As attacks on U.S. embassies in the Middle East shift the focus of the presidential campaign to foreign policy, the results of a Gallup poll released Thursday showed that Democrats have pulled even with Republicans in terms of which party Americans think is better on handling terrorism.
The poll showed that 45 percent of Americans think the Democratic Party will do a better job of protecting the country from international terrorism and military threats, up from 38 percent in a poll conducted a year ago.
Meanwhile, the percentage of Americans that think the Republican Party will do a better job on terrorism fell to 45 percent from 49 percent, hitting a five-year low.
Gallup Senior Editor Lydia Saad wrote, "In their responses to the murders of the American ambassador to Libya and other diplomatic officials this week, Obama and Mitt Romney have each attempted to convince Americans that they can better be trusted than their opponent to vigorously fight terrorism and protect Americans abroad."
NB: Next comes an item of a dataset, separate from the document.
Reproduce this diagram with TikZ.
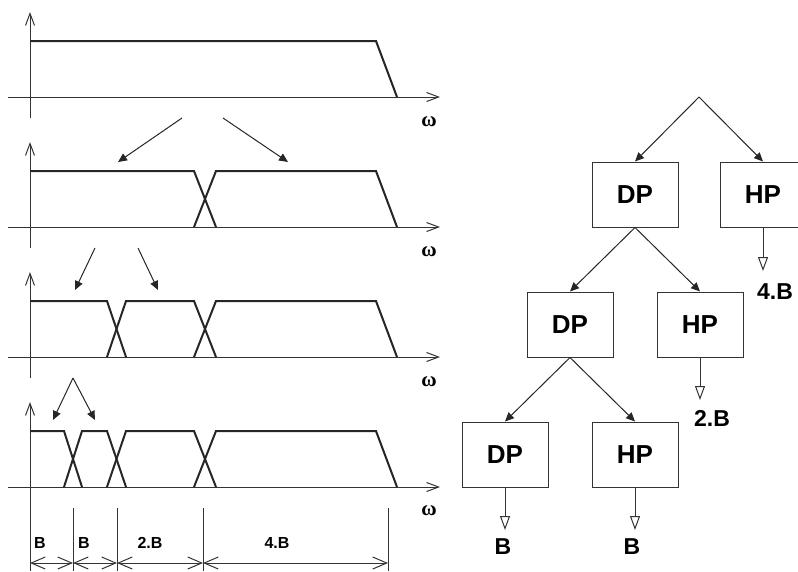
\documentclass[tikz,border=0pt]{standalone}
\usepackage{fontspec}
\setmainfont{Liberation Sans}
\newfontfamily\omegafont{Liberation Serif}
\usetikzlibrary{arrows.meta}
\begin{document}
\begin{tikzpicture}[x=1pt,y=-1pt,
  axis/.style={line width=1pt, draw=black!80, -{Straight Barb[length=12pt,width=9pt]}},
  sig/.style={line width=2pt, draw=black!85, line join=miter},
  pointer/.style={line width=1pt, draw=black!85, -{Triangle[length=9pt,width=8pt]}},
  box/.style={draw=black!80, line width=1pt, minimum width=86pt, minimum height=65pt, inner sep=0pt, font=\fontsize{26}{30}\selectfont\bfseries},
  outarrow/.style={line width=1pt, draw=black!80, -{Triangle[open,length=14pt,width=10pt]}},
  olabel/.style={font=\fontsize{23}{27}\selectfont\bfseries, inner sep=0pt},
  wlabel/.style={font=\omegafont\bfseries\fontsize{21}{25}\selectfont, inner sep=0pt},
  blabel/.style={font=\fontsize{16}{19}\selectfont\bfseries, inner sep=0pt},
  dim/.style={line width=1pt, draw=black!80, {Straight Barb[length=14pt,width=12pt]}-{Straight Barb[length=14pt,width=12pt]}},
  tickline/.style={line width=1pt, draw=black!80}
]
\useasboundingbox (0,0) rectangle (798,571);

% axes
\foreach \b/\n in {97/1,227/2,357/3} {
  \draw[axis] (8,\b) -- (440,\b);
  \draw[axis] (30,\b+21) -- (30,\b-85);
  \node[wlabel] (w\n) at (429,\b+25) {ω};
}
\draw[axis] (8,487) -- (440,487);
\draw[axis] (30,571) -- (30,402);
\node[wlabel] (w4) at (429,511) {ω};

% spectra
\draw[sig] (30,41) -- (376,41) -- (397,97);

\draw[sig] (30,171) -- (194,171) -- (216,227);
\draw[sig] (194,227) -- (216,171) -- (376,171) -- (397,227);

\draw[sig] (30,301) -- (107,301) -- (126,357);
\draw[sig] (107,357) -- (126,301) -- (194,301) -- (216,357);
\draw[sig] (194,357) -- (216,301) -- (376,301) -- (397,357);

\draw[sig] (30,431) -- (64,431) -- (82,487);
\draw[sig] (64,487) -- (82,431) -- (107,431) -- (126,487);
\draw[sig] (107,487) -- (126,431) -- (194,431) -- (216,487);
\draw[sig] (194,487) -- (216,431) -- (376,431) -- (397,487);

% split arrows
\coordinate (s1a) at (182,118); \coordinate (t1a) at (118,162);
\coordinate (s1b) at (223,118); \coordinate (t1b) at (288,162);
\coordinate (s2a) at (95,248);  \coordinate (t2a) at (75,290);
\coordinate (s2b) at (138,248); \coordinate (t2b) at (158,290);
\coordinate (s3) at (73,378);   \coordinate (t3a) at (53,420); \coordinate (t3b) at (95,420);
\draw[pointer] (s1a) -- (t1a);
\draw[pointer] (s1b) -- (t1b);
\draw[pointer] (s2a) -- (t2a);
\draw[pointer] (s2b) -- (t2b);
\draw[pointer] (s3) -- (t3a);
\draw[pointer] (s3) -- (t3b);

% dimensions
\foreach \x/\n in {73/b,117/c,203/d,388/e} {
  \draw[tickline] (\x,508) -- (\x,571);
  \coordinate (d\n) at (\x,563);
}
\coordinate (da) at (30,563);
\draw[dim] (da) -- (db);
\draw[dim] (db) -- (dc);
\draw[dim] (dc) -- (dd);
\draw[dim] (dd) -- (de);
\node[blabel, anchor=west] (lb1) at (34,543) {B};
\node[blabel, anchor=west] (lb2) at (78,543) {B};
\node[blabel] (lb3) at (150,543) {2.B};
\node[blabel] (lb4) at (277,543) {4.B};

% tree
\coordinate (root) at (699,97);
\node[box] (dp1) at (635,194.5) {DP};
\node[box] (hp1) at (763,194.5) {HP};
\node[box] (dp2) at (570,324.5) {DP};
\node[box] (hp2) at (700,324.5) {HP};
\node[box] (dp3) at (505,454.5) {DP};
\node[box] (hp3) at (635,454.5) {HP};
\draw[pointer] (root) -- (dp1.north);
\draw[pointer] (root) -- (hp1.north);
\draw[pointer] (dp1.south) -- (dp2.north);
\draw[pointer] (dp1.south) -- (hp2.north);
\draw[pointer] (dp2.south) -- (dp3.north);
\draw[pointer] (dp2.south) -- (hp3.north);

\coordinate (o1) at (763,271);
\coordinate (o2) at (700,400);
\coordinate (o3) at (505,530);
\coordinate (o4) at (635,530);
\draw[outarrow] (hp1.south) -- (o1);
\draw[outarrow] (hp2.south) -- (o2);
\draw[outarrow] (dp3.south) -- (o3);
\draw[outarrow] (hp3.south) -- (o4);
\node[olabel] (r1) at (775,292) {4.B};
\node[olabel] (r2) at (712,418) {2.B};
\node[olabel] (r3) at (503,547) {B};
\node[olabel] (r4) at (632,547) {B};
\end{tikzpicture}
\end{document}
"However, Romney's task is made more difficult by the fact that the Democratic Party's image on terrorism is at a five-year high," she added.
The poll also found that 51 percent of Americas think the Democratic Party would do the better job of keeping the country prosperous compared to 42 percent that think the same about the Republican Party.
Gallup noted that these results represent a reversal from recent years, as the Republican Party was narrowly favored on this measure in 2010 and 2011.
Forty-nine percent of Americans also said the Democratic Party would do a better job of handling the national problem they currently think is most important compared to the 39 percent that said the Republican Party.
Saad wrote, "The Democrats lead in overall perceptions of which party can better handle the nation's most important problem. And the Democrats hold a critical advantage in perceptions of which party is more likely to maintain U.S. prosperity. This aligns Obama with almost every successful presidential candidate since 1956."
"However, while auspicious, it comes with the caveat that what goes up after political conventions often comes down, and it remains to be seen whether the good feeling toward Obama and the Democrats generated in Charlotte will continue for any length of time," she added.
The survey of 1,017 adults was conducted September 6th through 9th, both during and after the Democratic National Convention. The poll has a margin of error of plus or minus 4 percentage points.